Die Schaltlogik des Lebens

Der Plan (The Adjustment Bureau, USA 2011, George Nolfi) (PV Filmkunst 66)

Die Kurzgeschichten Philip K. Dicks liefern dem SF-Kino seit Jahrzehnten die interessantesten Impulse – nicht nur, weil die durch ihre mit verschobenen Perspektiven und überraschenden Wendepunkte bestimmten gespickten Texte ohnehin eine besondere Affinität zum Filmerzählen bieten, sondern auch weil die narrativen Strukturen dieser Texte oft ein gewisses Maß an struktureller Selbstreflexivität enthalten. So wäre etwa die „virtual reality“-Erzählung aus „Total Recall“ (Dicks „We Can Remember It For You Wholesale“) auch als Reflexion über die Mechanismen filmästhetischer Wirklichkeitserzeugung oder der Funktion des Mediums Film als Erinnerungs- und Vergessenstechnik zu lesen/sehen.

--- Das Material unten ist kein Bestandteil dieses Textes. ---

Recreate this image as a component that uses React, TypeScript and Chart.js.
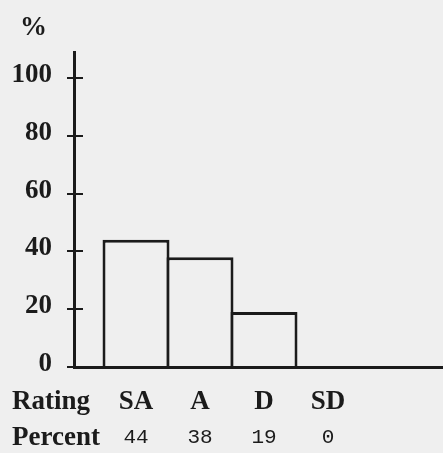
import React, { useEffect, useRef } from 'react';
import { Chart, registerables } from 'chart.js';

Chart.register(...registerables);

const ratings = ['SA', 'A', 'D', 'SD'];
const percents = [44, 38, 19, 0];
const positions = [1, 2, 3, 4];
const yTicks = [0, 20, 40, 60, 80, 100];

const INK = '#1b1b1b';
const BG = '#efefef';
const SERIF = '"Liberation Serif", "Times New Roman", serif';
const MONO = '"Liberation Mono", "Courier New", monospace';

export default function App() {
  const ref = useRef<HTMLCanvasElement>(null);

  useEffect(() => {
    if (!ref.current) return;

    const crossTicks = {
      id: 'crossTicks',
      afterDatasetsDraw(chart: any) {
        const y = chart.scales.y;
        const ctx = chart.ctx;
        ctx.save();
        ctx.strokeStyle = INK;
        ctx.lineWidth = 2;
        y.ticks.forEach((t: any) => {
          const py = Math.round(y.getPixelForValue(t.value));
          ctx.beginPath();
          ctx.moveTo(y.right, py);
          ctx.lineTo(y.right + 9, py);
          ctx.stroke();
        });
        ctx.restore();
      },
    };

    const headers = {
      id: 'headers',
      afterDraw(chart: any) {
        const ctx = chart.ctx;
        const x = chart.scales.x;
        const x2 = chart.scales.x2;
        ctx.save();
        ctx.fillStyle = INK;
        ctx.font = `bold 27px ${SERIF}`;
        ctx.textAlign = 'left';
        ctx.textBaseline = 'middle';
        ctx.fillText('Rating', 12, x.top + 19 + (27 * 1.2) / 2);
        ctx.fillText('Percent', 12, x2.top + 8 + (21 * 1.2) / 2);
        ctx.textBaseline = 'alphabetic';
        ctx.fillText('%', 20, 35);
        ctx.restore();
      },
    };

    const xMin = 0.031;
    const xMax = 5.797;

    const chart = new Chart(ref.current, {
      type: 'bar',
      data: {
        datasets: [
          {
            data: positions.map((p, i) => ({ x: p, y: percents[i] })),
            backgroundColor: BG,
            borderColor: INK,
            borderWidth: 3,
            barPercentage: 67 / 64,
            categoryPercentage: 1,
            borderSkipped: 'start',
          } as any,
        ],
      },
      options: {
        responsive: false,
        animation: false,
        layout: { padding: { top: 52, left: 0, right: 0, bottom: 0 } },
        plugins: { legend: { display: false }, tooltip: { enabled: false } },
        scales: {
          x: {
            type: 'linear',
            position: 'bottom',
            offset: false,
            min: xMin,
            max: xMax,
            grid: { display: false, drawTicks: false },
            border: { display: true, color: INK, width: 3 },
            afterBuildTicks: (s: any) => {
              s.ticks = positions.map((v) => ({ value: v }));
            },
            afterFit: (s: any) => {
              s.height = 50;
            },
            ticks: {
              autoSkip: false,
              maxRotation: 0,
              padding: 19,
              color: INK,
              font: { family: SERIF, size: 27, weight: 'bold' },
              callback: (v: any) => {
                const i = positions.indexOf(Number(v));
                return i >= 0 ? ratings[i] : '';
              },
            },
          },
          x2: {
            type: 'linear',
            position: 'bottom',
            offset: false,
            min: xMin,
            max: xMax,
            grid: { display: false, drawTicks: false },
            border: { display: false },
            afterBuildTicks: (s: any) => {
              s.ticks = positions.map((v) => ({ value: v }));
            },
            afterFit: (s: any) => {
              s.height = 36;
            },
            ticks: {
              autoSkip: false,
              maxRotation: 0,
              padding: 8,
              color: INK,
              font: { family: MONO, size: 21 },
              callback: (v: any) => {
                const i = positions.indexOf(Number(v));
                return i >= 0 ? String(percents[i]) : '';
              },
            },
          },
          y: {
            type: 'linear',
            min: 0,
            max: 109,
            afterBuildTicks: (s: any) => {
              s.ticks = yTicks.map((v) => ({ value: v }));
            },
            afterFit: (s: any) => {
              s.width = 74;
            },
            grid: {
              display: true,
              drawOnChartArea: false,
              drawTicks: true,
              tickLength: 7,
              color: INK,
              lineWidth: 2,
            },
            border: { display: true, color: INK, width: 3 },
            ticks: {
              padding: 15,
              labelOffset: -3,
              color: INK,
              font: { family: SERIF, size: 27, weight: 'bold' },
            },
          },
        },
      } as any,
      plugins: [crossTicks, headers],
    });

    return () => chart.destroy();
  }, []);

  return (
    <div
      style={{
        position: 'absolute',
        left: 0,
        top: 0,
        width: 443,
        height: 453,
        background: BG,
      }}
    >
      <canvas ref={ref} width={443} height={453} style={{ display: 'block' }} />
    </div>
  );
}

Mit der jüngsten Adaption „Der Plan“ (nach Dicks 1954 erschienener Kurzgeschichte „Adjustment Team“) ließe sich ganz ähnlich verfahren: Sie bebildert nicht nur einen typischer Dick-Stoff über eine „alternative Sicht auf den Lauf des Lebens“, sondern wirft auch Fragen darüber auf, wie Lebensläufe als Erzählung konstruierbar sein müssen, damit sie sich zur Gesamtlogik einer „Geschichte“ konvergent verhalten.

In George Nolfis fabelhaftem Regie-Debüt „Der Plan“ wird das alte Salomon-Sprichwort „Der Mensch denkt und Gott lenkt“ (Sprüche 16,9) in Form einer wirklichen göttlichen Lebenslaufs-Verwaltungsbürokratie verstanden: Ein junger Politiker verliebt sich „außerplanmäßig“ in eine junge Frau und gefährdet dadurch sowohl seine als auch ihre vorherbestimmte Karriere. Das können die Verwaltungsbürokraten nicht zulassen und versuchen den Mann wieder auf den rechten Weg zu bringen. Da sie sich ihm dazu zu erkennen geben müssen (und damit die seit Jahrtausenden währende göttliche „Verschwörung“ aufdecken), bekommt er die Möglichkeit, die Pläne für sich und andere durch deren vorsätzliche Nichtbeachtung aktive zu beeinflussen und zu ändern. Das führt zu zahlreichen weiteren Verwirrungen des großen Plans, der sich mit immer mehr unvorhergesehenen Effekte auflädt. Von hier aus lässt sich das Thema des Films nicht nur auf die Frage „determinierender Filmplot-Entwicklung“ übertragen, sondern natürlich auch auf außerfilmische Diskurse: Die soziologische Theorie etwa untersucht seit Mitte der 1930er-Jahre das Phänomen „unvorhergesehener Folgen zielgerichteter sozialer Handlungen“ (Robert K. Merton) und diese oft als „Emergenzeffekt“ beschriebene Handlungstheorie zeigt bereits deutlich wie das Verhalten im Kleinen mit daraus entstehenden großen Effekten in Zusammenhang steht – und dass eine große, die gesamte Gesellschaft präjudizierende Theorie gar nicht möglich ist, so lange der Einzelne Handlungsfreiheit besitzt. „Der Plan“ entwirft dieses Problem als Liebesfilm – ein wahrlich großartiges Unterfangen, das noch lange nicht beendet ist, wenn der Film vorbei ist!